Cooking Camp is Tomorrow!

Starting tomorrow, I’ll be leading a 5-day cooking camp for teens. My workplace offers summer camp, and the focus is on elementary kids. There’s usually a week or two of “teen studio” but the offerings are limited. Last year I proposed teen cooking to my education coordinator. Not just cooking, but historical recipes. She said yes.

I was anxious all summer as I monitored enrollment. I needed four students for camp to run. Registration was slow. I got my 10/10 enrollee the week before camp started, and then I was asked if I’d accept one more. Yes! So I led eleven teenagers through history and around the world and also basic knife skills.

The week was, by turns, incredibly fun and incredibly difficult. The teens themselves were delightful. Engaged, helpful, eager. They followed my two rules perfectly:

1. Safety first. No running with knives. Make sure you wash your hands. Clean up spills. Et cetera.

2. No saying food is gross. You don’t have to try anything you don’t want to. But these recipes were important to people and we should respect that.

On “Native Americas” day, we made elote. We had extra corn on the cob so I suggested we cook it in the microwave. They were so excited to use the microwave! They thought it was the neatest thing! I actually changed the recipes for the final day so we could make more microwavable foods.
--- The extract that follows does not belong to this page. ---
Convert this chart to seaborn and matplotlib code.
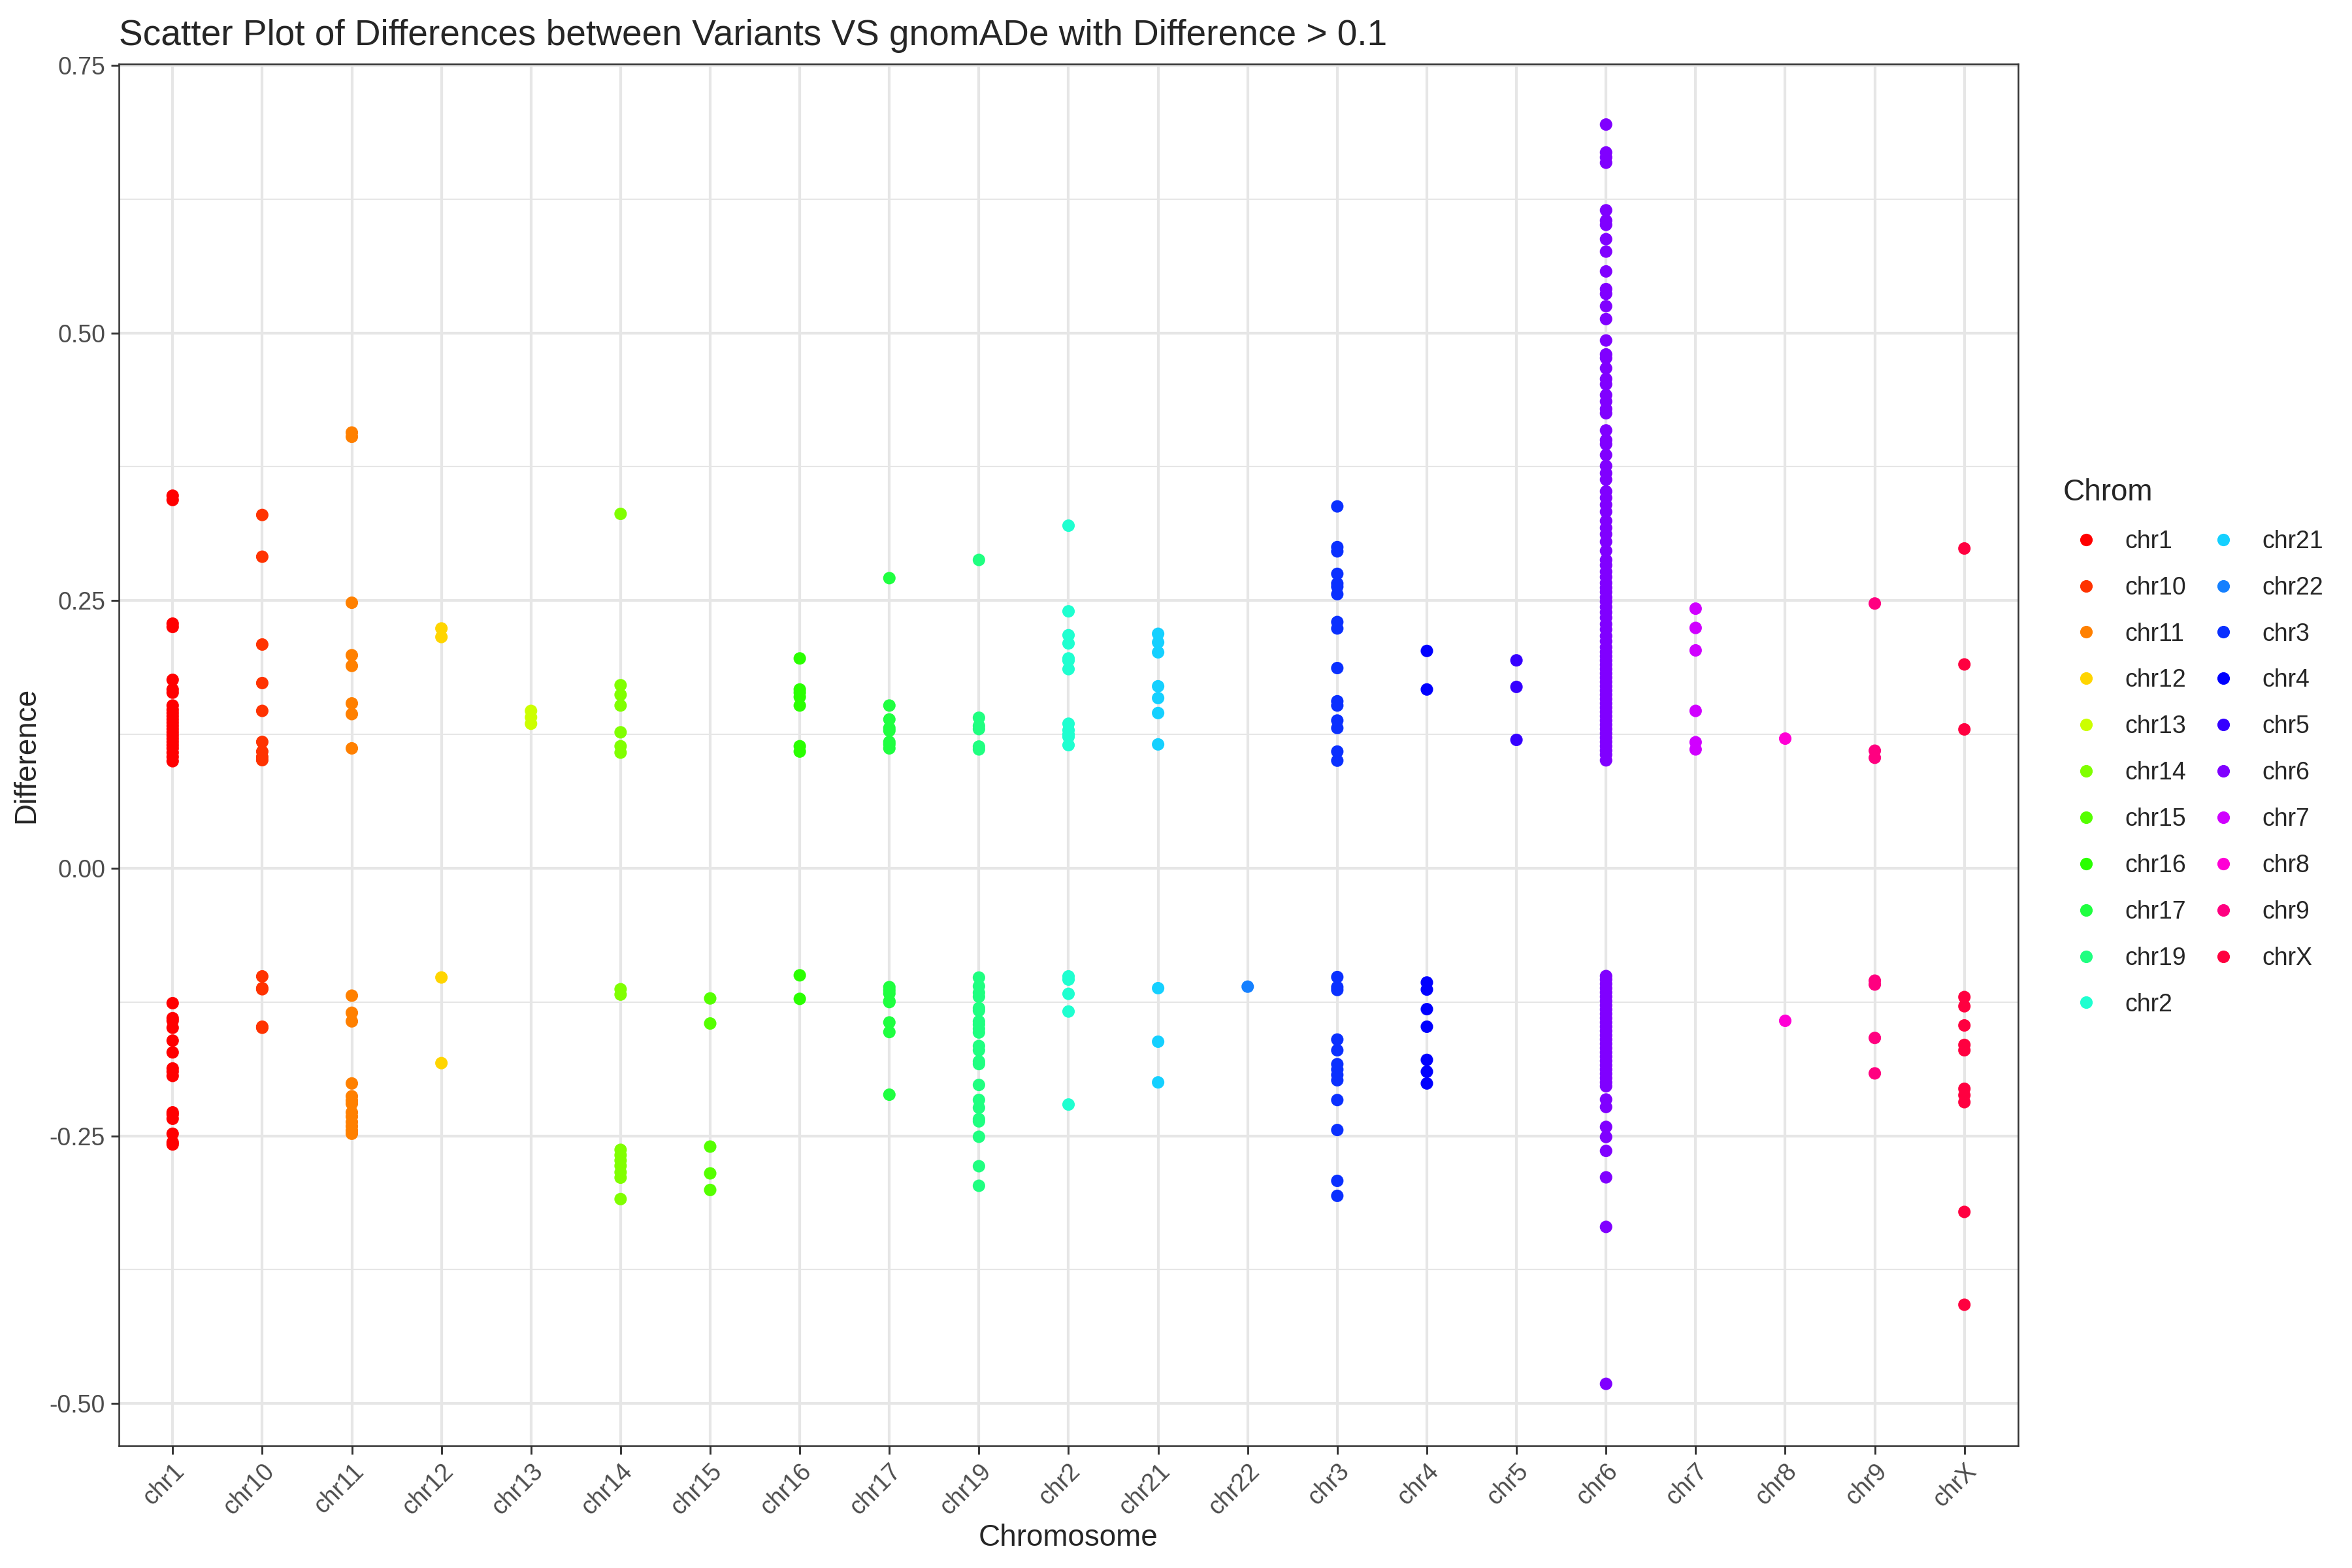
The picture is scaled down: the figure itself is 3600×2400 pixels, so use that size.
import numpy as np
import pandas as pd
import matplotlib
matplotlib.use("Agg")
import matplotlib.pyplot as plt
from matplotlib.ticker import MultipleLocator
import seaborn as sns

# values, one list per chromosome
chrom_order = ["chr1", "chr10", "chr11", "chr12", "chr13", "chr14", "chr15", "chr16",
               "chr17", "chr19", "chr2", "chr21", "chr22", "chr3", "chr4", "chr5",
               "chr6", "chr7", "chr8", "chr9", "chrX"]

chrom_colors = ["#FF0000", "#FF3300", "#FF8000", "#FFD500", "#CCFF00", "#80FF00", "#55FF00",
                "#2AFF00", "#1FFF40", "#1FFF80", "#1FFFD0", "#15D0FF", "#1580FF", "#0A30FF",
                "#0000FF", "#3500FF", "#8000FF", "#D000FF", "#FF00D5", "#FF0080", "#FF0040"]

chr1 = [.348, .344, .2285, .2254, .176, .167, .164, .152, .148, .145, .142, .139, .136, .133,
        .130, .127, .124, .121, .118, .115, .112, .108, .104, .100,
        -.126, -.140, -.1425, -.149, -.161, -.172, -.187, -.190, -.194, -.228, -.230, -.234,
        -.248, -.256, -.258]
chr10 = [.330, .291, .209, .173, .147, .118, .109, .104, .101,
         -.101, -.112, -.113, -.148, -.149]
chr11 = [.407, .403, .248, .199, .189, .154, .144, .112,
         -.119, -.135, -.143, -.201, -.213, -.217, -.220, -.228, -.232, -.237, -.241, -.245, -.248]
chr12 = [.224, .216, -.102, -.182]
chr13 = [.147, .141, .135]
chr14 = [.331, .171, .162, .152, .127, .114, .108,
         -.113, -.118, -.263, -.268, -.273, -.278, -.284, -.289, -.309]
chr15 = [-.1216, -.145, -.260, -.285, -.3005]
chr16 = [.196, .167, .164, .160, .152, .114, .109, -.100, -.122]
chr17 = [.271, .152, .139, .131, .1285, .118, .1157, .112,
         -.111, -.114, -.117, -.124, -.125, -.144, -.153, -.2115]
chr19 = [.288, .1406, .133, .130, .1137, .111,
         -.1021, -.1102, -.1163, -.120, -.1306, -.133, -.143, -.146, -.150, -.1534, -.166, -.170,
         -.1804, -.1829, -.2024, -.2164, -.2237, -.2343, -.2364, -.2508, -.2783, -.2966]
chr2 = [.320, .240, .2177, .210, .196, .194, .186, .135, .129, .125, .1227, .115,
        -.101, -.104, -.1173, -.1338, -.2207]
chr21 = [.219, .211, .2017, .170, .159, .145, .1157, -.112, -.162, -.200]
chr22 = [-.1106]
chr3 = [.338, .300, .296, .275, .266, .263, .256, .230, .224, .187, .156, .152, .138, .131,
        .109, .1005,
        -.1016, -.111, -.1137, -.160, -.170, -.183, -.188, -.193, -.198, -.2165, -.2445, -.292, -.306]
chr4 = [.203, .167, -.1067, -.1133, -.1316, -.148, -.179, -.190, -.201]
chr5 = [.1942, .1694, .1199]
chr6 = [.6947, .6686, .664, .659, .6146, .605, .601, .5876, .576, .5575, .541, .5365, .525, .513,
        .493, .480, .4765, .467, .457, .452, .442, .436, .429, .425, .409, .400, .396, .386,
        .3758, .369, .363, .352, .346, .3395, .333, .3245, .318, .312, .305, .2965, .288, .283,
        .277, .272, .2665, .262, .258, .253, .249, .244, .239, .234, .228, .223, .217, .212,
        .2065, .202, .198, .194, .190, .186, .182, .178, .174, .170, .166, .162, .158, .154,
        .150, .146, .142, .138, .134, .130, .126, .122, .118, .114, .110, .106, .1008,
        -.1007, -.104, -.108, -.112, -.116, -.120, -.124, -.128, -.132, -.136, -.140, -.144,
        -.148, -.152, -.156, -.160, -.164, -.168, -.172, -.176, -.180, -.184, -.188, -.192,
        -.196, -.200, -.2036, -.216, -.223, -.2416, -.251, -.264, -.2887, -.335, -.4816]
chr7 = [.2425, .2245, .2035, .147, .1177, .111]
chr8 = [.1211, -.1425]
chr9 = [.2473, .1098, .1032, -.105, -.1086, -.1585, -.1916]
chrX = [.2987, .1904, .1297, -.1203, -.1289, -.1468, -.165, -.170, -.206, -.212, -.2185, -.321, -.4077]

chrom_values = [chr1, chr10, chr11, chr12, chr13, chr14, chr15, chr16, chr17, chr19, chr2, chr21,
                chr22, chr3, chr4, chr5, chr6, chr7, chr8, chr9, chrX]

y_ticks = [-0.50, -0.25, 0.00, 0.25, 0.50, 0.75]

df = pd.concat([pd.DataFrame({"Chrom": name, "Difference": vals})
                for name, vals in zip(chrom_order, chrom_values)], ignore_index=True)

sns.set_style("white")
plt.rcParams['font.family'] = ['Liberation Sans', 'DejaVu Sans']

fig = plt.figure(figsize=(12, 8), dpi=300)
W, H = 3600, 2400
ax = fig.add_axes([182 / W, 1 - 2213 / H, (3089 - 182) / W, (2213 - 98) / H])

sns.scatterplot(data=df, x="Chrom", y="Difference", hue="Chrom", hue_order=chrom_order,
                palette=chrom_colors, s=21, linewidth=0, ax=ax, zorder=3, clip_on=True)

ax.set_xlim(-0.6, 20.6)
ax.set_ylim(-0.5395, 0.7512)

# theme_bw style grid
ax.set_axisbelow(True)
ax.yaxis.set_major_locator(MultipleLocator(0.25))
ax.yaxis.set_minor_locator(MultipleLocator(0.125))
ax.grid(True, which="major", color="#E6E6E6", lw=1.0)
ax.grid(True, which="minor", axis="y", color="#E6E6E6", lw=0.5)
for s in ax.spines.values():
    s.set_visible(True)
    s.set_color("#333333")
    s.set_linewidth(0.6)

ax.set_yticks(y_ticks)
ax.set_yticklabels([f"{t:.2f}" for t in y_ticks])
ax.tick_params(axis="both", which="major", length=3, width=0.7, color="#333333",
               labelcolor="#4D4D4D", labelsize=9, left=True, bottom=True, pad=2)
ax.tick_params(axis="y", which="minor", length=0)
ax.set_xticks(range(len(chrom_order)))
ax.set_xticklabels(chrom_order, rotation=45, ha="right", va="top", rotation_mode="anchor")

ax.set_xlabel("Chromosome", fontsize=11, labelpad=1.5)
ax.set_ylabel("Difference", fontsize=11, labelpad=3.3)
ax.set_title("Scatter Plot of Differences between Variants VS gnomADe with Difference > 0.1",
             fontsize=13.2, loc="left", pad=7)

handles, labels = ax.get_legend_handles_labels()
ax.legend_.remove()
for h in handles:
    h.set_markersize(4.6)
    h.set_markeredgewidth(0)
leg = fig.legend(handles, labels, title="Chrom", ncol=2, frameon=False, fontsize=9,
                 title_fontsize=11, loc="upper left", bbox_to_anchor=(3158 / W, 1 - 732 / H),
                 labelspacing=0.93, columnspacing=0.57, handletextpad=0.65,
                 handlelength=1.87, borderaxespad=0, borderpad=0)
leg._legend_box.align = "left"

fig.savefig("out.png", dpi=300, facecolor="white")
They also just really loved corn in general. While slicing the corns off the cobs, they decided to start a Corn Cult, complete with prayers and chants.

But it was a physically exhausting week. I’d come in at 9 AM to set up, then camp from 10-12, clean up from 12-1, and then work my regular 1-4 front desk shift. I wanted to offer camp again, but with the caveat I could either do a three day camp, or I’d need an assistant. My education coordinator was more than happy to hire an assistant. The assistant is a long-time teacher and she is just amazing, both with kids and just in terms of being willing to jump in where needed.


Haha, additionally, this time last year I was just starting treatment for insomnia. Last year I would typically wake up at noon, so getting up at 8:30ish for camp was a struggle. We had already started working on moving up my bed and awake times, so at that time I was getting up around 11. After the week was over, to my horror, my doctor said we should “take advantage” of that week and make a bigger jump in upping my awake time. I think we moved to 10. For more about my insomnia, check out my other blog, Bad Sleeper! Anywhooooo, now I typically wake up at 8:45, so pushing that back a little isn’t so bad, but I’m not excited about it.


Camps go on sale around May, though they don’t start until July, and obviously mine isn’t until the first week of August. To my utter surprise, my camp filled up incredibly quickly this year. It was full by June. It had a waitlist! I have new and returning students! What a bunch of weirdos, I can’t wait to meet them.

Last year, we made recipes from throughout history, starting with Sumeria and ending around 1960. But last year, besides using the microwave, they loved making a historical version of fried rice. So this year, we are making “original/older versions of contemporary foods.” Each day will have a microwave component as well. I’m also hoping to talk a bit about using up left overs. For example, a Tuesday recipe will use cheese, and then on Thursday we’re microwaving potatoes, so we can use up the cheese.

The oldest recipe is still pretty old, 1390s (“Makerouns”). The newest is actually from 1978, not counting microwave recipes from 1980s cookbooks. That recipe is for horchata, which has a much longer history than I’d expected. Earlier Mexican cookbooks don’t mention horchata, save for one that was for a melon seed version. I wonder if it becoming a, like, Mexican symbol is relatively recent, from the 1960s or ‘70s. (The drink itself is much older, dating to perhaps Roman Egypt and introduced to Mexico by the Spanish.)

The plus side to this year’s theme is that there are fewer “weird” ingredients to track down. Last year I went to three different stores to find rose water. This year’s hard-to-find ingredient has been barley flour, which I finally found at H-Mart. I’m writing this right now because I need to finish shopping and I don’t wanna. Not thrilled to go to a grocery store on a Sunday afternoon, but I wanted to save all of the fresh ingredients for last.